Tuesday, September 03, 2013

President ‘Present’


Obama’s pattern of indecisiveness continues — and it has Democrats worried. 

Washington is abuzz with talk about how much President Obama has damaged America’s credibility with his indecisiveness on Syria. It’s become accepted fact that Obama’s decision-making style resembles that of an academic convening an unruly seminar whose participants he largely disdains. What he is not is a decisive leader with the ability to bring disparate players together behind a common purpose.

This shouldn’t be a surprise. We had inklings of it a long time ago. Back when Barack Obama was running for president in 2008, Hillary Clinton accused him of “taking a pass” on tough issues when he was in the Illinois state senate, a theme later picked up by Republicans. Its basis is the 129 times he voted “present.” On 36 of those occasions, he was the only one to vote present of the 60 senators. One of those occasions was in 1999, when he twice chose not to vote on a bill protecting sexual-assault victims from having the explicit details of their cases made public without “good cause.” Bonnie Grabenhofer, the president of the Illinois National Organization of Women at the time, said she endorsed Hillary Clinton in 2007 in part because “when we needed someone to take a stand, Senator Obama took a pass.”

Today President Obama’s chaotic indecisiveness is a big part of his challenge in getting both houses of Congress to approve military action in Syria. Republicans are strongly leaning against intervention at this point, but Obama’s real problem may be with Democrats. ABC News reports that several congressional Democrats pushed back against military action against Syria in a conference call with administration officials Monday.
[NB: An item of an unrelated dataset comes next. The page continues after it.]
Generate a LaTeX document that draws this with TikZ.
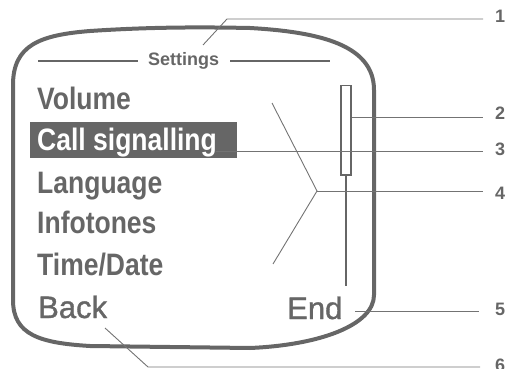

They may not be easy to bring into line. Recall that just two years ago, 70 House Democrats voted against a bill that would have authorized U.S. military action in Libya. Less than two months ago, a total of 111 House Democrats, a clear majority, voted to cut back on funding for National Security Agency surveillance programs.
Since then, further evidence has piled up that Obama is a dithering, indecisive leader willing to deflect making a decision because of what many see as political calculation.
It’s one thing when this happens domestically, like when his administration delayed meaningful action by BP and the state of Louisiana to clear up the Gulf of Mexico oil spill in 2010. It’s another when it happens in foreign policy — especially in the Middle East. Obama stood aloof during the Iranian street protests of 2009. In Libya, he delayed a decision for weeks until choosing “to lead from behind,” in the famous words of one adviser. In Egypt, the administration was caught flat-footed not once, but twice, by uprisings.

Michael Gerson, a former speechwriter for President George W. Bush, outlined the pattern way back in 2011 in a Washington Post column:
An administration that lacks a consistent foreign policy philosophy has nevertheless established a predictable foreign policy pattern. A popular revolt takes place in country X. President Obama is caught by surprise and says little. A few days later an administration spokesman weakly calls for “reform.” A few more days of mounting protests and violence follow. Then, after an internal debate that spills out into the media, the president decides he must do something. But hoping to keep expectations low, his actions are limited in scope. By this point, a strategic opportunity is missed and the protesters in country X feel betrayed.
Sounds just like the Syria story we’re seeing today, with the addition of Obama’s foolish “red line” threat should Syrian dictator Bashar Assad use chemical weapons. The pattern of behavior is a key reason why President Obama now has credibility problems — with both parties — on Capitol Hill.

No one should think the president can’t eventually get his way on Syria. Democrats will be reminded that if they help deliver a humiliating defeat for Obama it will not only hurt U.S. credibility abroad but will damage his domestic agenda and perhaps make his participation in the 2014 elections less valuable.

But Democrats who have watched House Republicans scramble to keep their coalition together and deliver majorities now have their own challenge. As David Drucker, congressional correspondent for the Washington Examinerreports: “This is a rare case of the shoe being on the other foot. This time, the president and House Minority Leader Nancy Pelosi (D., Calif.) have to deliver the votes first — if they want the (Syrian) resolution to clear the chamber.”

And as Democratic leaders try to corral those votes, part of the pushback will not just be questions about the advisability of a strike on Syria, but increasing worries that the president they elected is not ready for prime time when it comes to foreign-policy crises. A Democratic congressman who retired years ago once told me that, while he didn’t vote for Ronald Reagan in 1980, he was “profoundly concerned” about how Jimmy Carter might have continued to mishandle U.S. foreign policy — from Afghanistan to Iran — if he’d won a second term that year.

Many Democrats may soon wake up to the fact they may indeed have reelected a Jimmy Carter — or worse. And he has a long 40 months left in his term.